WASHINGTON, Aug. 24 – For Donald H. Rumsfeld to resign over the prison abuses at Abu Ghraib would be a mistake, the four-member panel headed by James M. Schlesinger asserted Tuesday. But in tracing responsibility for what went wrong at Abu Ghraib, it drew a line that extended to the defense secretary’s office.The panel cited what it called major failures on the part of Mr. Rumsfeld and his aides in not anticipating and responding swiftly to the post-invasion insurgency in Iraq. On the eve of the Republican convention, that verdict could not have been welcome at the White House, where postwar problems in Iraq represent perhaps President Bush’s greatest political liability.
The report rarely mentions Mr. Rumsfeld by name, referring most often instead to the “office of the secretary of defense.” But as a sharp criticism of postwar planning for Iraq, it represents the most explicit official indictment to date of an operation that was very much the province of Mr.
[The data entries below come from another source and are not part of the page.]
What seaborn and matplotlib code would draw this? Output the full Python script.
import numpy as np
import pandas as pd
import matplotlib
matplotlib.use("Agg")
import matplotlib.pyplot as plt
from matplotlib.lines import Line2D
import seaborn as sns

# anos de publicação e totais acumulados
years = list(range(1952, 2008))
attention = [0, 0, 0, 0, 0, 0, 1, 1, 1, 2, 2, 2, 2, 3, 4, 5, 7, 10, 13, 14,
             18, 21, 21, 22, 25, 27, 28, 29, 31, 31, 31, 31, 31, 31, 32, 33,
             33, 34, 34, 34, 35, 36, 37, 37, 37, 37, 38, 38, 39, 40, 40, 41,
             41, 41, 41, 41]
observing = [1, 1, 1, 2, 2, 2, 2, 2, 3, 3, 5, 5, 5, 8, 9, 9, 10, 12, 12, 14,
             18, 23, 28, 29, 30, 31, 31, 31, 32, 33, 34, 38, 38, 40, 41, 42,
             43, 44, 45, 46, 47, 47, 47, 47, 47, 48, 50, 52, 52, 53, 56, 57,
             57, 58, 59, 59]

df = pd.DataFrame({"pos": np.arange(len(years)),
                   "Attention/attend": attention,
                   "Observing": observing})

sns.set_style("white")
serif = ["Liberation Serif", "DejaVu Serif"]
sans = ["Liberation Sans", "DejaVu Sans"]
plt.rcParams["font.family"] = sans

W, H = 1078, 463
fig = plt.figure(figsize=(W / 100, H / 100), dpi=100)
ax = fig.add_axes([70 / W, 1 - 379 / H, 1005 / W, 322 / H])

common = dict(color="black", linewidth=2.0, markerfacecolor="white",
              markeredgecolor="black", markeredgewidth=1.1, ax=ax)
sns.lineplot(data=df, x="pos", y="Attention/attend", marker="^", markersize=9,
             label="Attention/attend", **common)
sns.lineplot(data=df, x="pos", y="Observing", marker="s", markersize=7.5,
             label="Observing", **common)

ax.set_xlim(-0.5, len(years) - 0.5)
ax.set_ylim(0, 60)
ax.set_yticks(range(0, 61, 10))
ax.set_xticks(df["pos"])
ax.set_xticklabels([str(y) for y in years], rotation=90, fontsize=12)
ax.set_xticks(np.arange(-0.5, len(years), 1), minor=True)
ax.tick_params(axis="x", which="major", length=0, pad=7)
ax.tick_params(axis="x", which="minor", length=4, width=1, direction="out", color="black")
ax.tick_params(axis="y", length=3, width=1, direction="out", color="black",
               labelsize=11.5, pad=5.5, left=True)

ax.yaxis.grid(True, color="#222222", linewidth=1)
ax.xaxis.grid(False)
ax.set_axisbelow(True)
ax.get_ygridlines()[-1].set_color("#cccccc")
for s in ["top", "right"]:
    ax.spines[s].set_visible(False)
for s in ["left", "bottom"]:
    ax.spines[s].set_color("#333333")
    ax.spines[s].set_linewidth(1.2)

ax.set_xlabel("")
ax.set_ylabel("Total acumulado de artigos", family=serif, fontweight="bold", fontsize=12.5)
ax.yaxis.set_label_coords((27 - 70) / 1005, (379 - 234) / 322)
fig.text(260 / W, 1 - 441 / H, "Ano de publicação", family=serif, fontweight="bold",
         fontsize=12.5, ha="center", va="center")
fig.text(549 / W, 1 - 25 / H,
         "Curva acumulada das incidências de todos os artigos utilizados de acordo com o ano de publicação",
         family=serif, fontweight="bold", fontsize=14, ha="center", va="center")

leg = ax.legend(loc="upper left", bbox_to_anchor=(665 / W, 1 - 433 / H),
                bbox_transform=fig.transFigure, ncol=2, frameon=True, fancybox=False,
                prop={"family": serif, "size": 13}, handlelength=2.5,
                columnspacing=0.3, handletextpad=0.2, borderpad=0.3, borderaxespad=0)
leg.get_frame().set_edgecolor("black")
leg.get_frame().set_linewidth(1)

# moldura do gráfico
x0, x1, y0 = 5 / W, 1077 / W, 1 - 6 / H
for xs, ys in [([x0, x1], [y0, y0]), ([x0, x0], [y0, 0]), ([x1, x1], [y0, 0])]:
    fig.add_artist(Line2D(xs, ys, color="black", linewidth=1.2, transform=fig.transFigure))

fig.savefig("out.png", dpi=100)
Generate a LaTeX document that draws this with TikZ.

Rumsfeld and his top deputies.
A ‘failure’ is not the same thing as a ‘decision’. The panel is saying what the evidence compels it to say but putting it in a context that ignores some key decisions that suggest very strongly that Abu Ghaib was planned all along. A few of those questions:
***Why was Boykin not fired after his anti-Muslim/pro-fundamentalist Xtian comments?
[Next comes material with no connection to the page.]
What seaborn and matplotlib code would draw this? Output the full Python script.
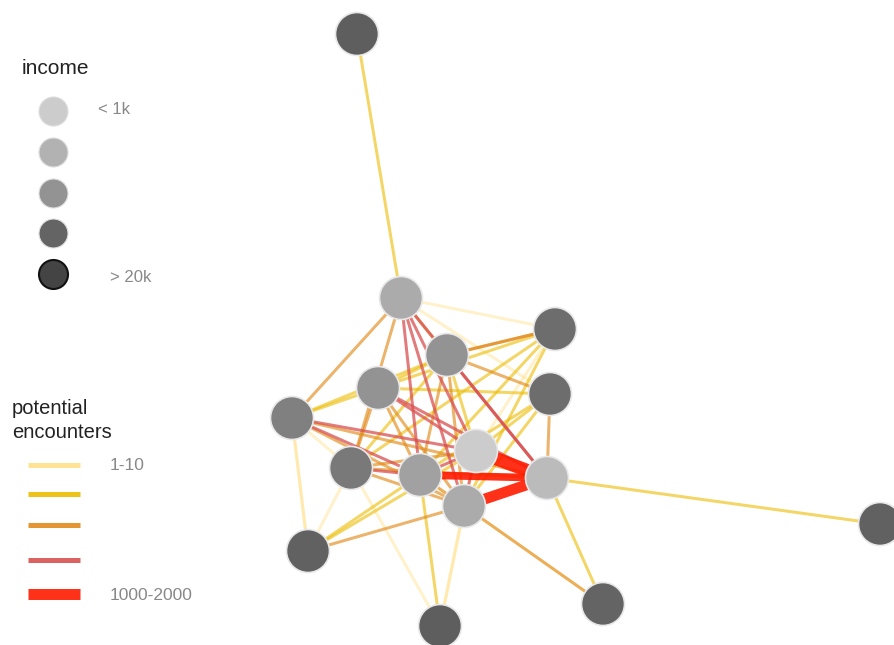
import numpy as np
import pandas as pd
import seaborn as sns
import matplotlib
matplotlib.use("Agg")
import matplotlib.pyplot as plt
from matplotlib.colors import LinearSegmentedColormap

sns.set_theme(style="white")
plt.rcParams['font.family'] = ['Liberation Sans', 'DejaVu Sans']

# ---- data ----
node_id = list(range(16))
node_x = [357, 401, 555, 447, 378, 550, 292, 476, 351, 420, 547, 464, 308, 603, 440, 880]
node_y = [34, 298, 329, 355, 388, 394, 418, 451, 468, 475, 478, 506, 551, 604, 626, 524]
node_income = [14, 2.5, 10, 5, 5, 10, 7, 0.8, 8, 3.5, 1.5, 2.5, 13, 12, 14, 13]  # thousands

edge_src = [0, 1, 1, 1, 1, 1, 1, 1, 1, 1,
            3, 3, 3, 3, 3, 3, 3, 3, 3,
            4, 4, 4, 4, 4, 4, 4, 4,
            6, 6, 6, 6, 6, 6,
            8, 8, 8, 8, 8,
            12, 12, 12, 12, 12,
            14, 14, 14, 14,
            13, 13, 13,
            10, 10, 2, 2, 2, 2, 5, 5, 5,
            7, 9, 11, 7, 7, 9]
edge_dst = [1, 6, 8, 3, 9, 11, 7, 10, 2, 5,
            2, 5, 10, 9, 11, 7, 8, 4, 6,
            6, 5, 2, 7, 10, 9, 11, 8,
            7, 9, 10, 11, 8, 12,
            9, 10, 11, 7, 2,
            9, 7, 11, 8, 6,
            8, 9, 11, 7,
            9, 11, 10,
            15, 5, 3, 7, 11, 9, 9, 7, 11,
            10, 10, 10, 9, 11, 11]
edge_encounters = [40, 200, 250, 200, 700, 700, 700, 700, 5, 5,
                   150, 150, 700, 300, 400, 40, 40, 40, 40,
                   60, 40, 30, 700, 600, 300, 300, 250,
                   600, 700, 300, 300, 5, 5,
                   700, 250, 300, 250, 30,
                   40, 30, 150, 5, 5,
                   5, 40, 5, 5,
                   5, 250, 40,
                   40, 250, 250, 5, 40, 30, 30, 30, 30,
                   1900, 1200, 1600, 700, 700, 300]

income_labels = ["< 1k", "", "", "", "> 20k"]
income_levels = [0.8, 2, 5, 12, 25]
enc_labels = ["1-10", "", "", "", "1000-2000"]
enc_bins = [0, 10, 100, 500, 1000, 2000]

# ---- styles ----
enc_colors = ["#ffe08a", "#ecbc00", "#e38a1a", "#d95050", "#ff1a00"]
enc_alpha = [0.45, 0.6, 0.65, 0.75, 0.9]
gray_cmap = LinearSegmentedColormap.from_list("g", ["#cccccc", "#b4b4b4", "#999999", "#6a6a6a", "#444444"])

def inc_norm(v):
    return np.clip((np.log10(v) - np.log10(0.8)) / (np.log10(25) - np.log10(0.8)), 0, 1)

nodes = pd.DataFrame({"id": node_id, "x": node_x, "y": node_y, "income": node_income})
edges = pd.DataFrame({"src": edge_src, "dst": edge_dst, "enc": edge_encounters})
edges["level"] = np.digitize(edges["enc"], enc_bins[1:-1], right=True)
edges = edges.sort_values("enc")

fig = plt.figure(figsize=(8.95, 6.45), dpi=100)
ax = fig.add_axes([0, 0, 1, 1])

px = 0.72  # points per pixel
for _, e in edges.iterrows():
    s, d, lvl = int(e.src), int(e.dst), int(e.level)
    if lvl == 4:
        w = 6 + (e.enc - 1000) / 1000 * 8
    else:
        w = 3
    ax.plot([node_x[s], node_x[d]], [node_y[s], node_y[d]],
            color=enc_colors[lvl], alpha=enc_alpha[lvl], lw=w * px,
            solid_capstyle="butt", zorder=1)

node_colors = [gray_cmap(inc_norm(v)) for v in node_income]
sns.scatterplot(data=nodes, x="x", y="y", hue="id", palette=node_colors,
                s=(43 * px) ** 2, edgecolor="#e8e8e8", linewidth=1.2,
                legend=False, ax=ax, zorder=3)
ax.set_xlim(0, 895)
ax.set_ylim(645, 0)
ax.axis("off")

# ---- legends ----
ax.text(22, 68, "income", fontsize=15, color="#222222", va="center", ha="left")
for i, (lv, lab) in enumerate(zip(income_levels, income_labels)):
    yy = 111 + i * 40.8
    ec = "#111111" if i == 4 else "#dddddd"
    ax.scatter([53], [yy], s=(29 * px) ** 2, color=gray_cmap(inc_norm(lv)),
               edgecolor=ec, linewidth=1.5 if i == 4 else 0.8, zorder=3)
    if lab:
        ax.text(98 if i == 0 else 110, yy - 2 if i == 0 else yy + 3, lab,
                fontsize=12, color="#888888", va="center", ha="left")

ax.text(12, 408, "potential", fontsize=14.5, color="#222222", va="center", ha="left")
ax.text(12, 433, "encounters", fontsize=14.5, color="#222222", va="center", ha="left")
leg_y = [465, 494, 525, 560, 594]
leg_w = [5, 5, 5, 5, 11]
for i in range(5):
    ax.plot([28, 80], [leg_y[i], leg_y[i]], color=enc_colors[i], lw=leg_w[i] * px,
            solid_capstyle="butt", alpha=0.9)
    if enc_labels[i]:
        ax.text(110, leg_y[i] + 1, enc_labels[i], fontsize=12.5, color="#888888",
                va="center", ha="left")

fig.savefig("out.png", dpi=100)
***Why was Boykin put in charge of the Army’s prison system?
***Why did Rumsfeld allow Boykin to appoint MajGen Geoffrey Miller as head of the prison system in Iraq even though Miller’s use of torture techniques while he was in charge of Gitmo was an open secret and potential scandal?
***Why was Army Intelligence put in charge of the ‘interrogations’?
***Why was Gen Karpinski–and others in the theater–told not to interfere with them even though she was supposed to be in command at AG?
***Where–and who–did that order come from?
The Schlesinger panel’s criticism of Rumsfeld’s ‘failure to respond’ doesn’t connect any of these dots or answer any of those questions; it ducks altogether the thorny possibility that Rumsfeld didn’t ‘respond’ because it was a policy he knew all about and had in fact deliberately implemented. Instead it pretends that leaving Boykin and Miller in charge was somehow an accidental oversight. That’s quite an assumption given the intensity with which the DoD, DoJ, and BA hunted for legal rationalizations for the US to justify precisely what US interrogators later did at AG. It’s an incredible assumption given that Rumsfeld not only knew what had been going on at Gitmo under Miller but had publicly defended it.
The only way to avoid pointing the finger directly at the Bush Admin is by compartmentalizing all these separate findings and then making believe they’re totally unconnected to each other. Put them together and the inevitable conclusion is that Rumsfeld and the BA planned, developed, and implemented a specific policy; the pieces can’t be explained rationally any other way.
It is becoming, bit by bit, clearer and more inescapable that responsibility for the torture at Abu Ghraib belongs on the desk where Harry Truman said the buck stopped.